I am the worst type of smoker: a reformed smoker who has come to loathe the product to which I was once addicted. So hearing that smoking is to be banned in cars where children are present cheered me up no end.
In an ideal world, smoking would be banned altogether, but this isn’t an ideal world and whilst if tobacco was invented today it would be banned. But the genie is well out of the bottle now.
They always say that giving up smoking is one of the hardest things to do but not for me. I found it easy, giving up many times before finally succeeding on 31 December 1993! I enjoyed smoking in the sense that I enjoyed the fix of another fag. So when people say, “I really enjoy smoking” we know why. Satisfying the craving for one of the most addictive drugs in the world is a great feeling, but son’t be fooled into believing it’s the mere act of smoking. “I need a cigarette in times of stress” is just the junkie fearing cold turkey.

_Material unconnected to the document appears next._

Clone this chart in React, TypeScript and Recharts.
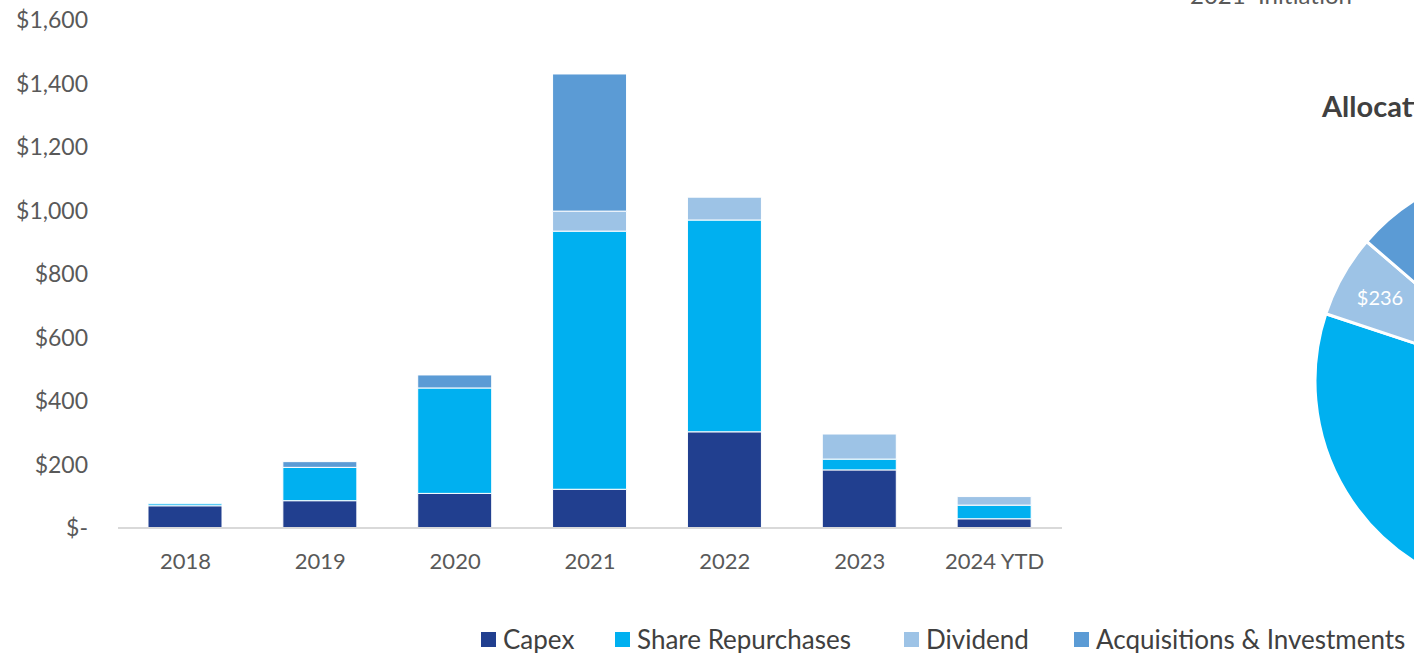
import React from 'react';
import { BarChart, Bar, XAxis, YAxis, PieChart, Pie, Cell } from 'recharts';

const years = ['2018', '2019', '2020', '2021', '2022', '2023', '2024 YTD'];
const capex = [70, 86, 109, 122, 303, 183, 29];
const repurchases = [6, 105, 332, 813, 667, 34, 43];
const dividend = [0, 0, 0, 63, 72, 79, 27];
const acquisitions = [0, 18, 41, 432, 0, 0, 0];
const yTicks = [0, 200, 400, 600, 800, 1000, 1200, 1400, 1600];

const pieNames = ['Capex', 'Share Repurchases', 'Dividend', 'Acquisitions & Investments'];
const pieValues = [950, 2090, 236, 520];

const COLORS = {
  capex: '#213f8f',
  repurchases: '#00b0f0',
  dividend: '#9dc3e6',
  acquisitions: '#5b9bd5',
};
const pieColors = [COLORS.capex, COLORS.repurchases, COLORS.dividend, COLORS.acquisitions];

const FONT = 'Lato, "Open Sans", sans-serif';
const GREY = '#595959';
const RADIAN = Math.PI / 180;

const barData = years.map((y, i) => ({
  year: y,
  capex: capex[i],
  repurchases: repurchases[i],
  dividend: dividend[i],
  acquisitions: acquisitions[i],
}));

const pieData = pieNames.map((n, i) => ({ name: n, value: pieValues[i] }));

const fmtDollar = (v: number) => (v === 0 ? '$-' : '$' + v.toLocaleString('en-US'));

const legendItems = [
  { label: 'Capex', color: COLORS.capex, x: 481 },
  { label: 'Share Repurchases', color: COLORS.repurchases, x: 615 },
  { label: 'Dividend', color: COLORS.dividend, x: 904 },
  { label: 'Acquisitions & Investments', color: COLORS.acquisitions, x: 1074 },
];

const renderPieLabel = (props: any) => {
  const { cx, cy, midAngle, outerRadius, value } = props;
  const r = outerRadius * 0.8;
  const x = cx + r * Math.cos(-midAngle * RADIAN);
  const y = cy + r * Math.sin(-midAngle * RADIAN);
  return (
    <text x={x} y={y} fill="#fff" fontSize={20} fontFamily={FONT} textAnchor="middle" dominantBaseline="central">
      {'$' + value.toLocaleString('en-US')}
    </text>
  );
};

export default function App() {
  return (
    <div
      style={{
        position: 'absolute',
        left: 0,
        top: 0,
        width: 1414,
        height: 653,
        overflow: 'hidden',
        background: '#fff',
        fontFamily: FONT,
      }}
    >
      {/* stacked bars */}
      <div style={{ position: 'absolute', left: 0, top: 0 }}>
        <BarChart
          width={1100}
          height={600}
          data={barData}
          margin={{ top: 20, right: 38, bottom: 32, left: 0 }}
        >
          <XAxis
            dataKey="year"
            axisLine={{ stroke: '#d9d9d9', strokeWidth: 2 }}
            tickLine={false}
            tickSize={0}
            tickMargin={25}
            height={40}
            tick={{ fill: GREY, fontSize: 22, fontFamily: FONT }}
          />
          <YAxis
            width={118}
            domain={[0, 1600]}
            ticks={yTicks}
            axisLine={false}
            tickLine={false}
            tickSize={0}
            tickMargin={30}
            tickFormatter={fmtDollar}
            tick={{ fill: GREY, fontSize: 23, fontFamily: FONT }}
          />
          <Bar dataKey="capex" stackId="a" fill={COLORS.capex} stroke="#fff" strokeWidth={1} barSize={74} isAnimationActive={false} />
          <Bar dataKey="repurchases" stackId="a" fill={COLORS.repurchases} stroke="#fff" strokeWidth={1} barSize={74} isAnimationActive={false} />
          <Bar dataKey="dividend" stackId="a" fill={COLORS.dividend} stroke="#fff" strokeWidth={1} barSize={74} isAnimationActive={false} />
          <Bar dataKey="acquisitions" stackId="a" fill={COLORS.acquisitions} stroke="#fff" strokeWidth={1} barSize={74} isAnimationActive={false} />
        </BarChart>
      </div>

      {/* allocation pie, mostly off to the right */}
      <div
        style={{
          position: 'absolute',
          left: 1190,
          top: -18,
          fontSize: 24,
          lineHeight: '26px',
          color: GREY,
          whiteSpace: 'pre',
        }}
      >
        {'2021  Initiation'}
      </div>
      <div
        style={{
          position: 'absolute',
          left: 1322,
          top: 88,
          fontSize: 29,
          fontWeight: 700,
          color: '#404040',
          whiteSpace: 'nowrap',
        }}
      >
        Allocation
      </div>
      <div style={{ position: 'absolute', left: 1294, top: 146 }}>
        <PieChart width={460} height={460}>
          <Pie
            data={pieData}
            dataKey="value"
            nameKey="name"
            cx={230}
            cy={230}
            outerRadius={214}
            startAngle={90}
            endAngle={-270}
            stroke="#fff"
            strokeWidth={3}
            labelLine={false}
            label={renderPieLabel}
            isAnimationActive={false}
          >
            {pieData.map((d, i) => (
              <Cell key={d.name} fill={pieColors[i]} />
            ))}
          </Pie>
        </PieChart>
      </div>

      {/* legend */}
      {legendItems.map((it) => (
        <div
          key={it.label}
          style={{
            position: 'absolute',
            left: it.x,
            top: 622,
            display: 'flex',
            alignItems: 'center',
            fontSize: 26,
            lineHeight: '34px',
            color: '#404040',
            whiteSpace: 'nowrap',
          }}
        >
          <span style={{ width: 15, height: 15, background: it.color, marginRight: 7, display: 'inline-block' }} />
          <span>{it.label}</span>
        </div>
      ))}
    </div>
  );
}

Having lost everyone on my mother’s side to smoking-related diseases, I did what the smoker does when I smoked: I closed my mind to the slow suicide I was committing.

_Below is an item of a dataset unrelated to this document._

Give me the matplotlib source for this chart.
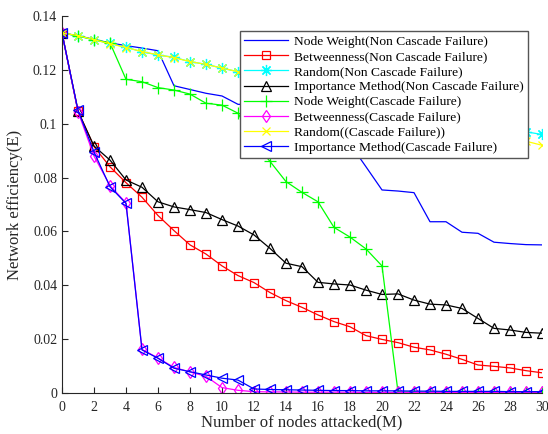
import matplotlib
matplotlib.use("Agg")
import matplotlib.pyplot as plt
import numpy as np

plt.rcParams['font.family'] = ['Liberation Serif', 'DejaVu Serif']

M = list(range(0, 31))

nw_non = [0.1337, 0.1327, 0.1313, 0.1300, 0.1290, 0.1281, 0.1271, 0.1141, 0.1127, 0.1113,
          0.1103, 0.1072, 0.1072, 0.1060, 0.1045, 0.1020, 0.1000, 0.0975, 0.0925, 0.0840,
          0.0754, 0.0750, 0.0744, 0.0636, 0.0636, 0.0597, 0.0593, 0.0560, 0.0555, 0.0551, 0.0550]
btw_non = [0.1337, 0.1048, 0.0915, 0.0840, 0.0781, 0.0727, 0.0659, 0.0603, 0.0550, 0.0516,
           0.0472, 0.0436, 0.0410, 0.0373, 0.0343, 0.0318, 0.0290, 0.0265, 0.0246, 0.0213,
           0.0199, 0.0187, 0.0170, 0.0160, 0.0144, 0.0125, 0.0104, 0.0099, 0.0093, 0.0083, 0.0075]
rnd_non = [0.1337, 0.1326, 0.1311, 0.1298, 0.1284, 0.1267, 0.1255, 0.1247, 0.1230, 0.1221,
           0.1206, 0.1193, 0.1181, 0.1168, 0.1154, 0.1143, 0.1131, 0.1117, 0.1106, 0.1092,
           0.1081, 0.1068, 0.1056, 0.1042, 0.1031, 0.1018, 0.1004, 0.0993, 0.0981, 0.0970, 0.0960]
imp_non = [0.1337, 0.1046, 0.0917, 0.0865, 0.0791, 0.0764, 0.0710, 0.0691, 0.0681, 0.0670,
           0.0644, 0.0620, 0.0587, 0.0537, 0.0482, 0.0469, 0.0411, 0.0405, 0.0401, 0.0382,
           0.0366, 0.0368, 0.0345, 0.0330, 0.0327, 0.0314, 0.0277, 0.0240, 0.0234, 0.0225, 0.0222]
nw_cas = [0.1337, 0.1326, 0.1312, 0.1300, 0.1165, 0.1156, 0.1134, 0.1125, 0.1110, 0.1076,
          0.1069, 0.1039, 0.0932, 0.0860, 0.0785, 0.0745, 0.0710, 0.0615, 0.0579, 0.0535,
          0.0472, 0.0004, 0.0004, 0.0004, 0.0003, 0.0003, 0.0003, 0.0003, 0.0003, 0.0003, 0.0003]
btw_cas = [0.1337, 0.1045, 0.0880, 0.0770, 0.0706, 0.0162, 0.0130, 0.0095, 0.0078, 0.0062,
           0.0020, 0.0010, 0.0005, 0.0004, 0.0004, 0.0003, 0.0003, 0.0003, 0.0003, 0.0002,
           0.0002, 0.0002, 0.0002, 0.0002, 0.0002, 0.0002, 0.0002, 0.0002, 0.0002, 0.0002, 0.0002]
rnd_cas = [0.1337, 0.1327, 0.1312, 0.1297, 0.1283, 0.1268, 0.1256, 0.1245, 0.1231, 0.1220,
           0.1207, 0.1193, 0.1180, 0.1166, 0.1152, 0.1140, 0.1126, 0.1112, 0.1099, 0.1085,
           0.1071, 0.1057, 0.1043, 0.1029, 0.1014, 0.1000, 0.0985, 0.0970, 0.0955, 0.0935, 0.0920]
imp_cas = [0.1337, 0.1050, 0.0895, 0.0766, 0.0704, 0.0160, 0.0129, 0.0092, 0.0079, 0.0067,
           0.0055, 0.0048, 0.0015, 0.0013, 0.0012, 0.0011, 0.0010, 0.0009, 0.0009, 0.0008,
           0.0008, 0.0008, 0.0007, 0.0007, 0.0006, 0.0006, 0.0006, 0.0006, 0.0005, 0.0005, 0.0005]

labels = ['Node Weight(Non Cascade Failure)', 'Betweenness(Non Cascade Failure)',
          'Random(Non Cascade Failure)', 'Importance Method(Non Cascade Failure)',
          'Node Weight(Cascade Failure)', 'Betweenness(Cascade Failure)',
          'Random((Cascade Failure))', 'Importance Method(Cascade Failure)']

xticks = list(range(0, 31, 2))
yticks = [0, 0.02, 0.04, 0.06, 0.08, 0.1, 0.12, 0.14]
yticklabels = ['0', '0.02', '0.04', '0.06', '0.08', '0.1', '0.12', '0.14']

fig = plt.figure(figsize=(5.48, 4.34), dpi=100)
ax = fig.add_axes([62/548, 41/434, 480/548, 377/434])

series = [nw_non, btw_non, rnd_non, imp_non, nw_cas, btw_cas, rnd_cas, imp_cas]
styles = [
    dict(color=(0, 0, 1), marker=None),
    dict(color=(1, 0, 0), marker='s', ms=6),
    dict(color=(0, 1, 1), marker=(8, 2, 0), ms=8),
    dict(color=(0, 0, 0), marker='^', ms=7),
    dict(color=(0, 1, 0), marker='+', ms=8),
    dict(color=(1, 0, 1), marker='d', ms=6),
    dict(color=(1, 1, 0), marker='x', ms=6),
    dict(color=(0, 0, 1), marker='<', ms=7),
]
for ys, st, lab in zip(series, styles, labels):
    kw = dict(color=st['color'], lw=0.9, label=lab)
    if st['marker'] is not None:
        kw.update(marker=st['marker'], ms=st['ms'], mfc='none', mec=st['color'], mew=0.9)
    ax.plot(M, ys, **kw)

ax.set_xlim(0, 30)
ax.set_ylim(0, 0.14)
ax.set_xticks(xticks)
ax.set_yticks(yticks)
ax.set_yticklabels(yticklabels)
ax.tick_params(direction='in', length=4, width=0.8, labelsize=10, colors='#262626')
ax.tick_params(axis='x', pad=6)
for lab in ax.get_xticklabels() + ax.get_yticklabels():
    lab.set_color('#262626')
ax.spines['top'].set_visible(False)
ax.spines['right'].set_visible(False)
ax.spines['left'].set_color('#262626')
ax.spines['bottom'].set_color('#262626')
ax.set_xlabel('Number of nodes attacked(M)', fontsize=12, color='#262626')
ax.set_ylabel('Network efficiency(E)', fontsize=12, color='#262626')
ax.xaxis.set_label_coords(0.5, -0.056)
ax.yaxis.set_label_coords(-0.081, 0.5)

leg = ax.legend(loc='upper right', bbox_to_anchor=(0.971, 0.961), borderaxespad=0,
                fontsize=9.7, numpoints=1, handlelength=3.2, handletextpad=0.45,
                labelspacing=0.2, borderpad=0.35, fancybox=False, framealpha=1)
leg.get_frame().set_edgecolor('#555555')
leg.get_frame().set_linewidth(1.0)

fig.savefig('out.png', dpi=100)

I now detest the smell of the cigarettes that used to poison me. It sets off my late onset asthma, it makes me feel sick.
And when I see adults smoking in the near presence of children, I know it could have been me, slightly opening the car window to let some of the carcinogens slip quietly away, I take to what I see as the moral high ground!
An argument put by opponents of banning smoking in cars is that it is unenforceable, but then many laws are unenforceable. In reality, only a small percentage of crimes are successfully resolved by the police. Perhaps as many murders are never solved, we might as well legalise it?
Anything to protect children will do for me. I never quite understand how people can say, ‘Second hand smoke is not as bad as cigarette smoke itself’ given that it’s exactly the same thing that gives people cancer, heart disease and all those other vile illnesses that come with the habit. And little lungs are growing lungs.
There is a libertarian argument too, which presumably runs that people should be allowed to inflict 300 carcinogens on their offspring should they choose to do and it’s not the state’s job to stop them doing it. I don’t like the idea of people harming and killing children so I’ll skip the libertarian argument this time.